Fukushima most certainly has been a catastrophic event due to the multiple meltdowns and the massive amounts of radiation spewed forth into the world. Here are some numbers and facts regarding very real effects to date caused radioactive catastrophe:
- 573 people died due to the Fukushima nuclear catastrophe, not the quake or tsunami
Many people were forced to evacuate their homes, businesses, hospitals, schools – and hundreds have already perished due to the accident. These numbers are rising as the Japanese government examines more cases. These hundreds of victims would have been alive today if the catastrophe were just the quake and tsunami, and did not involve the man-made nuclear disaster. Nuclear industry apologists like to spin this as “nobody died from radiation” however this is quite misleading. Many experts expect up to a million additional cancer and other deaths from radiation during coming decades as a result of exposure.

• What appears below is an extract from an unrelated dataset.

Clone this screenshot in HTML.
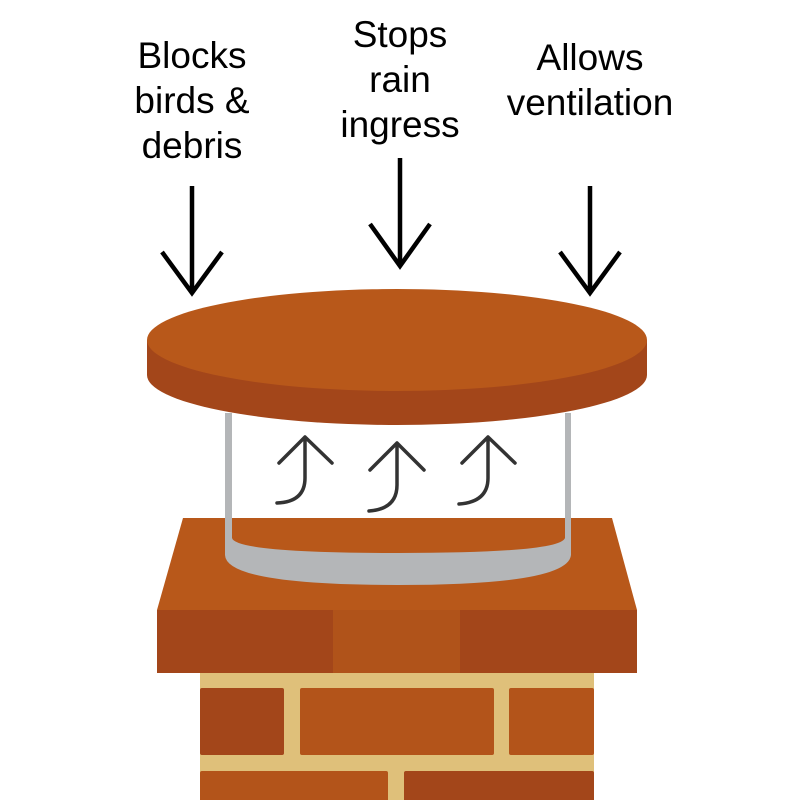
<!DOCTYPE html>
<html><head><meta charset="utf-8"><style>
html,body{margin:0;padding:0;background:#fff;}
svg{display:block;}
text{font-family:"Liberation Sans",sans-serif;font-size:37px;fill:#000;text-anchor:middle;}
</style></head><body>
<svg width="800" height="800" viewBox="0 0 800 800" xmlns="http://www.w3.org/2000/svg">
<rect width="800" height="800" fill="#fff"/>
<!-- labels -->
<text x="192" y="68">Blocks</text>
<text x="192" y="113">birds &amp;</text>
<text x="192" y="158">debris</text>
<text x="400" y="47">Stops</text>
<text x="400" y="92">rain</text>
<text x="400" y="137">ingress</text>
<text x="590" y="70">Allows</text>
<text x="590" y="115">ventilation</text>
<!-- down arrows -->
<g stroke="#000" stroke-width="4.5" fill="none">
<path d="M192 186 V293 M162 252 L192 293 L222 252"/>
<path d="M400 158 V266 M370 224 L400 266 L430 224"/>
<path d="M590 186 V293 M560 252 L590 293 L620 252"/>
</g>
<!-- bricks -->
<rect x="200" y="673" width="394" height="127" fill="#dfc07a"/>
<g>
<rect x="200" y="688" width="84" height="67" rx="2" fill="#a3461a"/>
<rect x="300" y="688" width="194" height="67" rx="2" fill="#b3541a"/>
<rect x="509" y="688" width="85" height="67" rx="2" fill="#b3541a"/>
<rect x="200" y="771" width="188" height="40" rx="2" fill="#b3541a"/>
<rect x="404" y="771" width="190" height="40" rx="2" fill="#a3461a"/>
</g>
<!-- crown -->
<polygon points="183,518 612,518 637,610 157,610" fill="#b8581a"/>
<rect x="157" y="610" width="176" height="63" fill="#a3461a"/>
<rect x="333" y="610" width="127" height="63" fill="#b0531a"/>
<rect x="460" y="610" width="177" height="63" fill="#a3461a"/>
<!-- glass -->
<path d="M225 413 V555 Q226 585 398 585 Q568 585 571 555 V413 H565 V538 Q560 553 398 553 Q236 553 232 538 V413 Z" fill="#b4b6b8"/>
<!-- cap -->
<path d="M147 340 V375 A250 50 0 0 0 647 375 V340 Z" fill="#a3461a"/>
<ellipse cx="397" cy="340" rx="250" ry="51" fill="#b8581a"/>
<!-- up arrows -->
<g stroke="#333" stroke-width="3.5" fill="none" stroke-linecap="round" stroke-linejoin="round">
<path d="M279 463 L305 437 L332 463 M305 437 V478 Q305 502 277 503"/>
<path d="M370 470 L397 443 L424 470 M397 443 V485 Q397 509 369 511"/>
<path d="M462 463 L488 437 L515 463 M488 437 V478 Q488 502 459 504"/>
</g>
</svg>
</body></html>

- 160,000+ livelihoods have been destroyed by the nuclear catastrophe
Radiation forced huge numbers of people to evacuate contaminated regions in Japan, in many cases destroying generations-old family land, farms, businesses, entire cities, towns and villages, schools, ancestral graveyards – entire livelihoods have been completely destroyed on a massive scale. As opposed to victims of the quake and tsunami, these survivors cannot go back home and must throw away everything that they have owned and built. Insensitive nuclear apologists try to frame this as “merely a displacement”, but for anyone familiar with Japanese culture this is a horrible torturous destruction.

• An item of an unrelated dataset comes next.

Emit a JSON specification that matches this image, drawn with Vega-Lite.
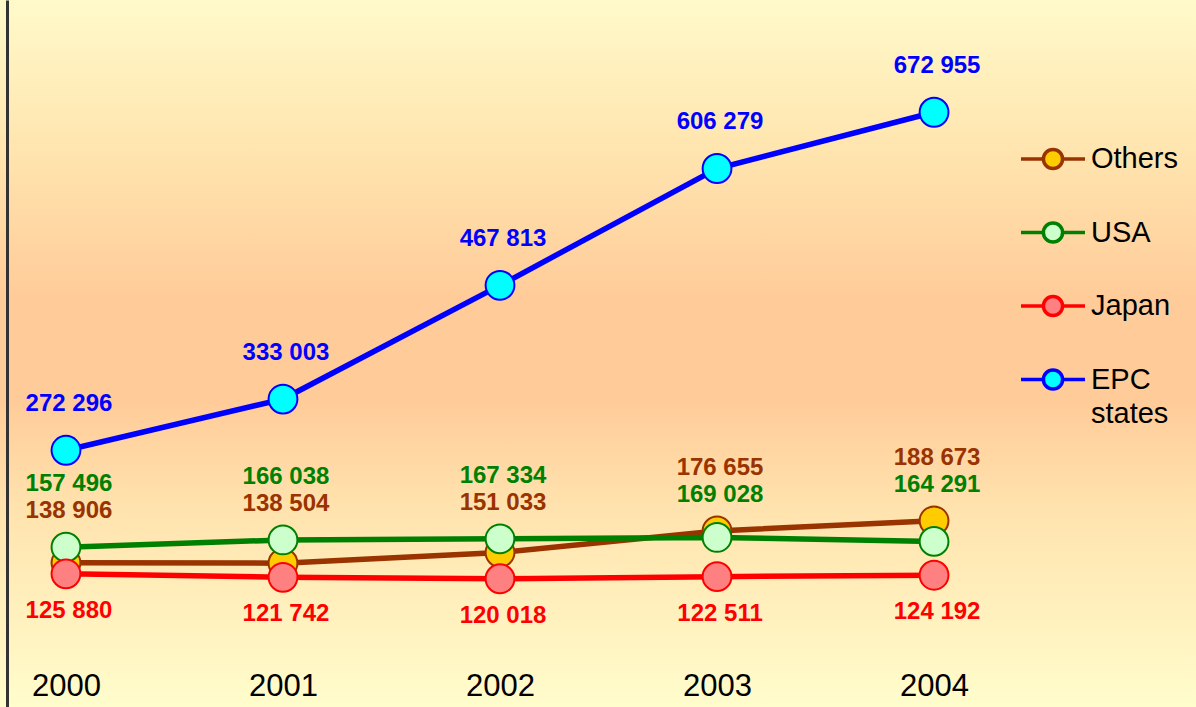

- 8% of Japan’s land is poisoned by radioactive cesium
Though most of the radioactive poison went into the ocean, eight percent of Japan’s land has been blanketed by radioactive cesium and other carcinogens. According to Asahi Asia & Japan Watch,
“Spanning 13 prefectures, the affected area has accumulated more than 10,000 becquerels of cesium 134 and 137 per square meter, according to the science ministry.”

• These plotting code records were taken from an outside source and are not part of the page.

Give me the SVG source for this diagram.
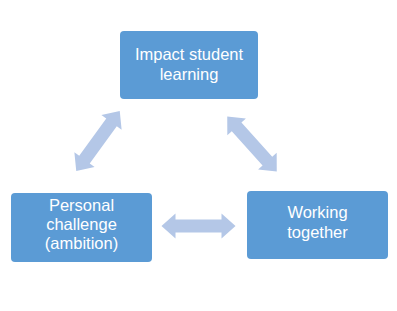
<svg xmlns="http://www.w3.org/2000/svg" width="397" height="311" viewBox="0 0 397 311">
<style>
.box{fill:#5B9BD5;}
.lbl{fill:#FFFFFF;font-family:"Liberation Sans",Arial,sans-serif;font-size:16.5px;text-anchor:middle;}
.arr{fill:#B4C7E7;}
</style>
<defs>
<path id="dbl" d="M-37,0 L-23,-12.5 L-23,-6.5 L23,-6.5 L23,-12.5 L37,0 L23,12.5 L23,6.5 L-23,6.5 L-23,12.5 Z"/>
</defs>
<rect width="397" height="311" fill="#FFFFFF"/>
<g id="connectors" class="arr">
<use href="#dbl" transform="translate(198.5,226)"/>
<use href="#dbl" transform="translate(98,141) rotate(-54)"/>
<use href="#dbl" transform="translate(252,144) rotate(48)"/>
</g>
<g id="impact">
<rect class="box" x="120" y="31" width="138" height="68" rx="4"/>
<text class="lbl" x="189" y="60">Impact student</text>
<text class="lbl" x="189" y="80">learning</text>
</g>
<g id="personal">
<rect class="box" x="11" y="193" width="141" height="69" rx="4"/>
<text class="lbl" x="81.5" y="211">Personal</text>
<text class="lbl" x="81.5" y="230">challenge</text>
<text class="lbl" x="81.5" y="249">(ambition)</text>
</g>
<g id="working">
<rect class="box" x="247" y="191" width="141" height="68" rx="4"/>
<text class="lbl" x="317.5" y="218">Working</text>
<text class="lbl" x="317.5" y="238">together</text>
</g>
</svg>
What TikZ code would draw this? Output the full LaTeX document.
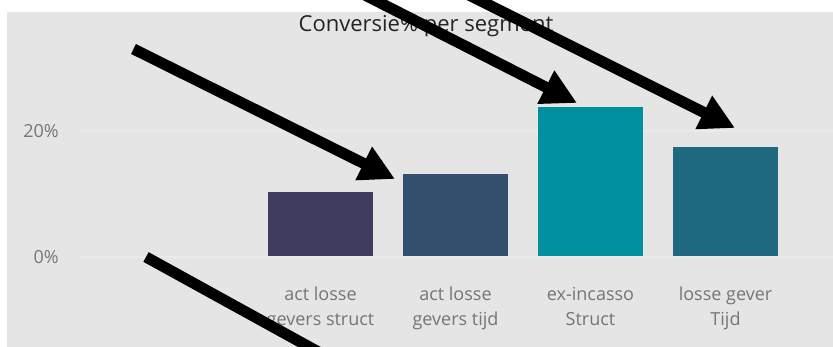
\documentclass[tikz,border=0pt]{standalone}
\usepackage{fontspec}
\setmainfont{Open Sans}
\usetikzlibrary{arrows.meta}
\definecolor{bg}{HTML}{E5E5E5}
\definecolor{grid}{HTML}{EAEAEA}
\definecolor{titlec}{HTML}{252423}
\definecolor{axisc}{HTML}{757575}
\definecolor{barA}{HTML}{3F3C5F}
\definecolor{barB}{HTML}{34506E}
\definecolor{barC}{HTML}{00909E}
\definecolor{barD}{HTML}{1F6A80}
\tikzset{
  bar/.style={draw=none},
  ylab/.style={anchor=base east, text=axisc, font=\fontsize{18}{20}\selectfont, inner sep=0pt},
  xlab/.style={anchor=north, text=axisc, font=\fontsize{18}{25}\selectfont, align=center, inner sep=0pt},
  pointer/.style={line width=11pt, line cap=butt, -{Triangle[length=35pt,width=35pt]}},
  plainline/.style={line width=11pt, line cap=butt},
}
\begin{document}
\begin{tikzpicture}[x=1pt,y=-1pt]
\useasboundingbox (0,0) rectangle (833,347);
\clip (0,0) rectangle (833,347);
\fill[white] (0,0) rectangle (833,347);
\fill[bg] (7,12) rectangle (833,347);
% gridlines
\draw[grid, line width=1.5pt] (80,131) -- (833,131);
\draw[grid, line width=2pt] (80,257) -- (833,257);
% title
\node[anchor=base, text=titlec, font=\fontsize{22}{26}\selectfont, inner sep=0pt] (title) at (426,32) {Conversie\% per segment};
% axis labels
\node[ylab] (y20) at (59,138) {20\%};
\node[ylab] (y0) at (59,264) {0\%};
% bars
\fill[barA] (268,192) rectangle (373,256);
\fill[barB] (403,174) rectangle (508,256);
\fill[barC] (538,107) rectangle (643,256);
\fill[barD] (673,147) rectangle (778,256);
% category labels
\node[xlab] (c1) at (320.5,287) {act losse\\gevers struct};
\node[xlab] (c2) at (455.5,287) {act losse\\gevers tijd};
\node[xlab] (c3) at (590.5,287) {ex-incasso\\Struct};
\node[xlab] (c4) at (725.5,287) {losse gever\\Tijd};
% arrows
\coordinate (a1s) at (133.5,49);
\coordinate (a1e) at (395,179);
\coordinate (a2s) at (355,-10);
\coordinate (a2e) at (577,103);
\coordinate (a3s) at (459,-10);
\coordinate (a3e) at (735,128);
\coordinate (l4s) at (146,257);
\coordinate (l4e) at (333,360);
\draw[pointer] (a1s) -- (a1e);
\draw[pointer] (a2s) -- (a2e);
\draw[pointer] (a3s) -- (a3e);
\draw[plainline] (l4s) -- (l4e);
\end{tikzpicture}
\end{document}
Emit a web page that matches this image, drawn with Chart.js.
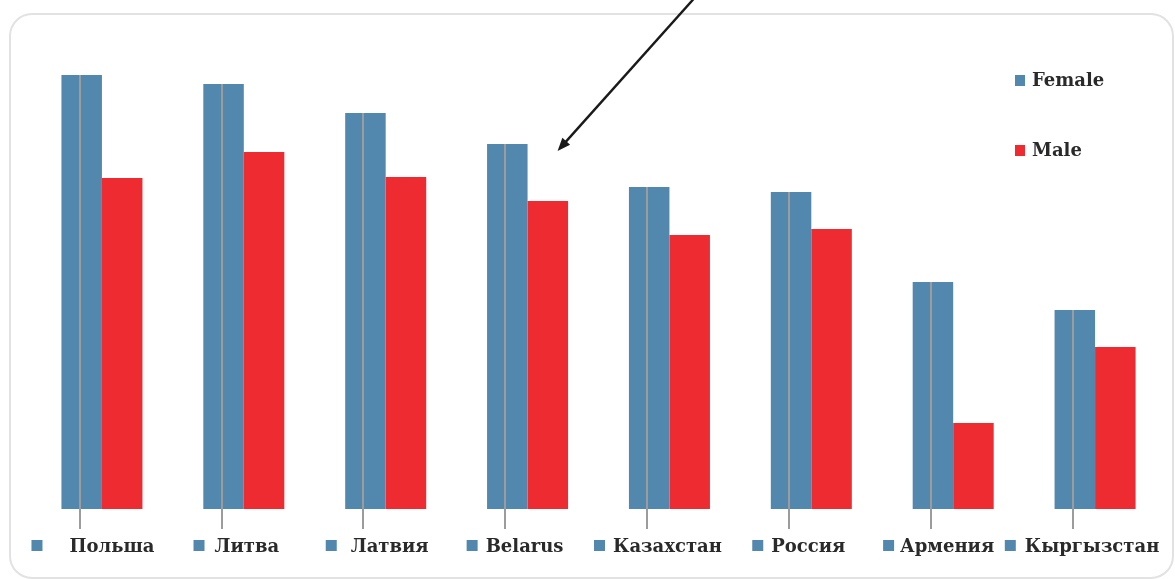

“Some 8 percent of Japan’s land area, or more than 30,000 square kilometers, has been contaminated with radioactive cesium from the crippled Fukushima No. 1 nuclear power plant.”
- Farming industries have been destroyed
Even far from the exclusion zone, thousands of farmers have lost their ability to grow rice, raise cattle, grow vegetables, fruit, gather mushrooms, and other farming related industries. Companies that relied on these now radioactive farms in many cases have failed or had to move to different areas. Even farms that have not suffered contamination directly are stigmatized – nobody wants to risk their children to possible radioactive poisoning. In many cases, these farms have been in families for many generations and the blow of having the family farms wrenched away is devastating.
- Fishing industries have been destroyed
Like farming, generations-old fishing villages have been devastated as radiation contaminated fishing zones prevent these fishermen and their associated industries from recovering from the devastation of the quake and tsunami. Contamination is getting stuck in the seafloor, not flowing away. As the radioactive poisons travel up the food chain, it is concentrated into larger fish such as tuna, so important to Japan’s fishing industries.
- One of the world’s largest utilities has been virtually bankrupt
TEPCO, formerly the world’s largest electric power utility, has been virtually bankrupt and nationalized due to the Fukushima nuclear radiation catastrophe. The financial effects of this disaster alone will strain Japan’s entire economy for years to come.
The list above is merely what has happened to date. Moving forward, there is no clear understanding of where long term exposure to radiation from the catastrophe will lead. Experts in the field are highly divided over the effects of low level radiation and some predict up to a million or more unnecessary fatalities related to exposure over the coming decades.
Further forward, it is unclear how long term exposure will affect future generations. In Belarus, for example, large numbers of children are born with birth defects in Chernobyl effected areas. Will we see similar tragedy in Japan? Only time will tell.
In the meantime, I hope that the Washington Post’s editorial board and many other journalists, editors, pundits, bloggers who have similarly tried to trivialize the Fukushima nuclear catastrophic disaster, will reconsider their callous treatment of a truly horrific event.